> WRITTEN TASK:
Transcribe every line exactly. Leave the pictures behind.

--- Start of SOURCE DATA ---

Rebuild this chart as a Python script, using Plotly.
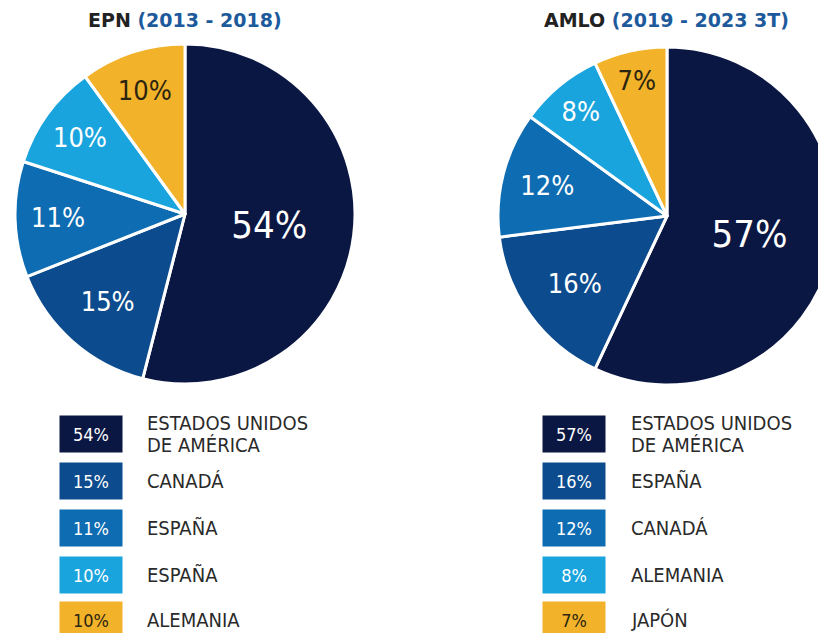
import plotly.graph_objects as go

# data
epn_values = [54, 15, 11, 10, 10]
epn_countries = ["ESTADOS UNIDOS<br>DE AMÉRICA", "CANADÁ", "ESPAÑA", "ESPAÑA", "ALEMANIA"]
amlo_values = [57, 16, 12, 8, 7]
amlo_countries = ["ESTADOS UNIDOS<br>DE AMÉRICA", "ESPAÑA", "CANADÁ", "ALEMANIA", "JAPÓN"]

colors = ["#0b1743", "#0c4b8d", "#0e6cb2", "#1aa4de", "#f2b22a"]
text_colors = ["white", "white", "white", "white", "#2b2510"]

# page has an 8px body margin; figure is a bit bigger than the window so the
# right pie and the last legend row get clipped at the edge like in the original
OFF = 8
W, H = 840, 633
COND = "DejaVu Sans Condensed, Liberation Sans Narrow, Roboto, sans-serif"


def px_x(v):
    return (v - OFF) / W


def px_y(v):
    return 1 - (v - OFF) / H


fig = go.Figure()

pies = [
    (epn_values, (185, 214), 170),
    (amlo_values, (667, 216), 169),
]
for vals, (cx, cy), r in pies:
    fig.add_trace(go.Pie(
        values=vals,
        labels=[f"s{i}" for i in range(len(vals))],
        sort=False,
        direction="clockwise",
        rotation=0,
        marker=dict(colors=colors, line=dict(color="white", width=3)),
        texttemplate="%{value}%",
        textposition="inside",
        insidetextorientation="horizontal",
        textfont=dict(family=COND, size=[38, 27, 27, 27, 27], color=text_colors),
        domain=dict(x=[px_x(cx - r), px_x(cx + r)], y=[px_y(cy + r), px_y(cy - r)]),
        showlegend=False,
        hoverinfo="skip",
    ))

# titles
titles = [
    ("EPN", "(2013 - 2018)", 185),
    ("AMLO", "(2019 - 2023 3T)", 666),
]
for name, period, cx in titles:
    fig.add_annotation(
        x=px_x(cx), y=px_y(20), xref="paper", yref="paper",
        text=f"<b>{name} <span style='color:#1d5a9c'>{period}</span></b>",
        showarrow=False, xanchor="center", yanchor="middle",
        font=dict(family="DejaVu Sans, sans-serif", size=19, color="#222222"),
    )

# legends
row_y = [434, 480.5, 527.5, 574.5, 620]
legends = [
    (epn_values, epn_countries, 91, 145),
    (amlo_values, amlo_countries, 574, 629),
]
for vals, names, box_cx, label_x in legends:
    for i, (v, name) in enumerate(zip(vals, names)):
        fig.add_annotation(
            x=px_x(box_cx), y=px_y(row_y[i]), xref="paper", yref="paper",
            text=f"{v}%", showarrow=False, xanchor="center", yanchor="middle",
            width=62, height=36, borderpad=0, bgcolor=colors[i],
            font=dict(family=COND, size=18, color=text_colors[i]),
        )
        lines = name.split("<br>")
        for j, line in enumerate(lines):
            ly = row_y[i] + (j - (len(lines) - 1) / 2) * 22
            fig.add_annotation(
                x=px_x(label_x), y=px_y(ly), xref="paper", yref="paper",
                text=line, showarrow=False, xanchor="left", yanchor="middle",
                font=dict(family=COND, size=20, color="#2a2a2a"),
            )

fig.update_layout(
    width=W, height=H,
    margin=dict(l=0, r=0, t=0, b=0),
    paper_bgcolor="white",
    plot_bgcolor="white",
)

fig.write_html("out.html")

--- End of SOURCE DATA ---

> ANSWER TO THE TASK:
Rebuild this chart as a Python script, using Plotly.
import plotly.graph_objects as go

# data
epn_values = [54, 15, 11, 10, 10]
epn_countries = ["ESTADOS UNIDOS<br>DE AMÉRICA", "CANADÁ", "ESPAÑA", "ESPAÑA", "ALEMANIA"]
amlo_values = [57, 16, 12, 8, 7]
amlo_countries = ["ESTADOS UNIDOS<br>DE AMÉRICA", "ESPAÑA", "CANADÁ", "ALEMANIA", "JAPÓN"]

colors = ["#0b1743", "#0c4b8d", "#0e6cb2", "#1aa4de", "#f2b22a"]
text_colors = ["white", "white", "white", "white", "#2b2510"]

# page has an 8px body margin; figure is a bit bigger than the window so the
# right pie and the last legend row get clipped at the edge like in the original
OFF = 8
W, H = 840, 633
COND = "DejaVu Sans Condensed, Liberation Sans Narrow, Roboto, sans-serif"


def px_x(v):
    return (v - OFF) / W


def px_y(v):
    return 1 - (v - OFF) / H


fig = go.Figure()

pies = [
    (epn_values, (185, 214), 170),
    (amlo_values, (667, 216), 169),
]
for vals, (cx, cy), r in pies:
    fig.add_trace(go.Pie(
        values=vals,
        labels=[f"s{i}" for i in range(len(vals))],
        sort=False,
        direction="clockwise",
        rotation=0,
        marker=dict(colors=colors, line=dict(color="white", width=3)),
        texttemplate="%{value}%",
        textposition="inside",
        insidetextorientation="horizontal",
        textfont=dict(family=COND, size=[38, 27, 27, 27, 27], color=text_colors),
        domain=dict(x=[px_x(cx - r), px_x(cx + r)], y=[px_y(cy + r), px_y(cy - r)]),
        showlegend=False,
        hoverinfo="skip",
    ))

# titles
titles = [
    ("EPN", "(2013 - 2018)", 185),
    ("AMLO", "(2019 - 2023 3T)", 666),
]
for name, period, cx in titles:
    fig.add_annotation(
        x=px_x(cx), y=px_y(20), xref="paper", yref="paper",
        text=f"<b>{name} <span style='color:#1d5a9c'>{period}</span></b>",
        showarrow=False, xanchor="center", yanchor="middle",
        font=dict(family="DejaVu Sans, sans-serif", size=19, color="#222222"),
    )

# legends
row_y = [434, 480.5, 527.5, 574.5, 620]
legends = [
    (epn_values, epn_countries, 91, 145),
    (amlo_values, amlo_countries, 574, 629),
]
for vals, names, box_cx, label_x in legends:
    for i, (v, name) in enumerate(zip(vals, names)):
        fig.add_annotation(
            x=px_x(box_cx), y=px_y(row_y[i]), xref="paper", yref="paper",
            text=f"{v}%", showarrow=False, xanchor="center", yanchor="middle",
            width=62, height=36, borderpad=0, bgcolor=colors[i],
            font=dict(family=COND, size=18, color=text_colors[i]),
        )
        lines = name.split("<br>")
        for j, line in enumerate(lines):
            ly = row_y[i] + (j - (len(lines) - 1) / 2) * 22
            fig.add_annotation(
                x=px_x(label_x), y=px_y(ly), xref="paper", yref="paper",
                text=line, showarrow=False, xanchor="left", yanchor="middle",
                font=dict(family=COND, size=20, color="#2a2a2a"),
            )

fig.update_layout(
    width=W, height=H,
    margin=dict(l=0, r=0, t=0, b=0),
    paper_bgcolor="white",
    plot_bgcolor="white",
)

fig.write_html("out.html")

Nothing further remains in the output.